PROBLEM TO WORK ON:
Return only the lines from the top of the data down to the one that holds "(0,0) rectangle (1369,535);", both included, without any pictures.

DATA LINES:
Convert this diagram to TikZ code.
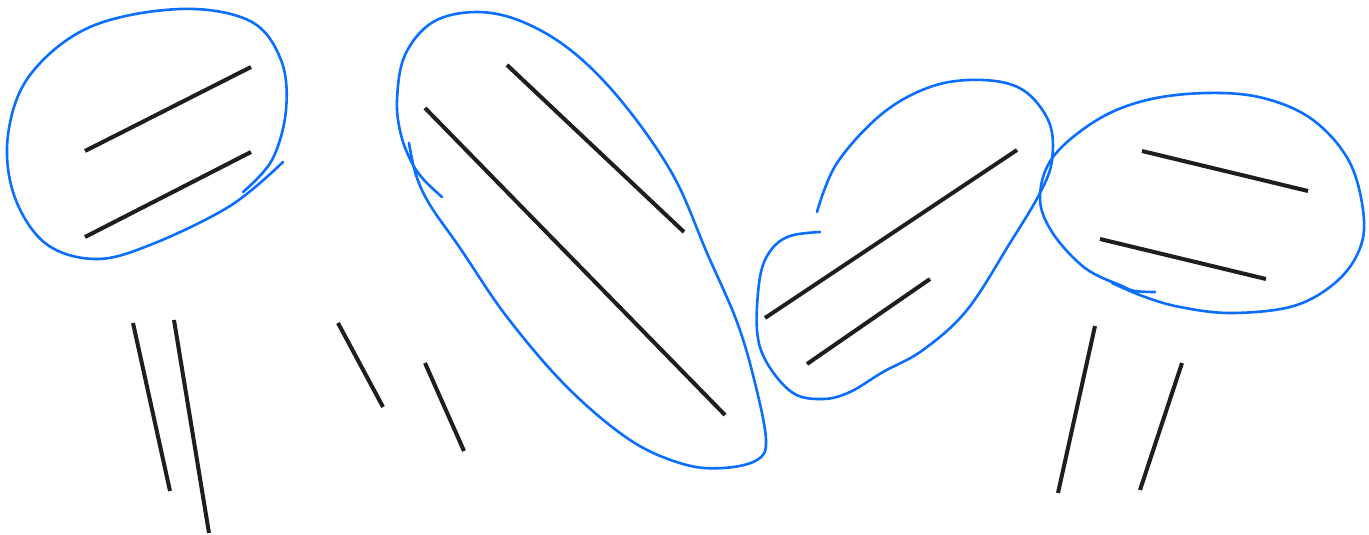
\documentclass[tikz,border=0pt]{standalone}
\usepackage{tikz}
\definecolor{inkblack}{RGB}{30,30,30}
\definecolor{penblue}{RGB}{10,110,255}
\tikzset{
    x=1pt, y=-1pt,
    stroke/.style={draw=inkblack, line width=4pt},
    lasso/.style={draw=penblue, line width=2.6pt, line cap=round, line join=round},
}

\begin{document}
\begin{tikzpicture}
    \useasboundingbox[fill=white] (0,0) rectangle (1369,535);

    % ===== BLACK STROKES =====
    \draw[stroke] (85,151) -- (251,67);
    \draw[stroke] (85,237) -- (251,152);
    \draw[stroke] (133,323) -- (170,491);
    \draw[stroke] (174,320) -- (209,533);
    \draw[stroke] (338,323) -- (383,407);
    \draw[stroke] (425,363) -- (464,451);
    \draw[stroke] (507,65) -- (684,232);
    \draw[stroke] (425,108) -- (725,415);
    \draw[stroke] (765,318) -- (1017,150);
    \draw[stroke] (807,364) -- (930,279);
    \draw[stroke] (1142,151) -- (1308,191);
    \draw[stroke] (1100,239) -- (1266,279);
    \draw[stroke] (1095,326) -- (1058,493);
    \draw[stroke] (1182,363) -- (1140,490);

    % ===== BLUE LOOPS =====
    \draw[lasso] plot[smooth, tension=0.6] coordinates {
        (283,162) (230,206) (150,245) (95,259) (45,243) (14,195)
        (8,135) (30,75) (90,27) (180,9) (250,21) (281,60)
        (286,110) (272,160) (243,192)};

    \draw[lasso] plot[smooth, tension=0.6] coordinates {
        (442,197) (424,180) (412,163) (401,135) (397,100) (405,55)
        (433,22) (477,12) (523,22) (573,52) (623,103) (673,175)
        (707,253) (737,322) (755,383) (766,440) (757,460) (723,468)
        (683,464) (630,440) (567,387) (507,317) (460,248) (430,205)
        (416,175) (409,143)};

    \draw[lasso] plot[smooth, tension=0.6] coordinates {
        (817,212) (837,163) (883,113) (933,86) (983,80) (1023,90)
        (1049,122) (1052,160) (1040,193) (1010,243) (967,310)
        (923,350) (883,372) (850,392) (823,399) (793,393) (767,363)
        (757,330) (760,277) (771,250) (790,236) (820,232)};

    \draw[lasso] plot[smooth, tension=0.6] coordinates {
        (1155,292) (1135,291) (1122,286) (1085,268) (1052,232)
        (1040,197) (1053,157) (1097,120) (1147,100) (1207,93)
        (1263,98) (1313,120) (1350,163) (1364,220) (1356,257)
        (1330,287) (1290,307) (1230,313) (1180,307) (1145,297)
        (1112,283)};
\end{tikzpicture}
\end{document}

EXERCISE OUTPUT:
Convert this diagram to TikZ code.
\documentclass[tikz,border=0pt]{standalone}
\usepackage{tikz}
\definecolor{inkblack}{RGB}{30,30,30}
\definecolor{penblue}{RGB}{10,110,255}
\tikzset{
    x=1pt, y=-1pt,
    stroke/.style={draw=inkblack, line width=4pt},
    lasso/.style={draw=penblue, line width=2.6pt, line cap=round, line join=round},
}

\begin{document}
\begin{tikzpicture}
    \useasboundingbox[fill=white] (0,0) rectangle (1369,535);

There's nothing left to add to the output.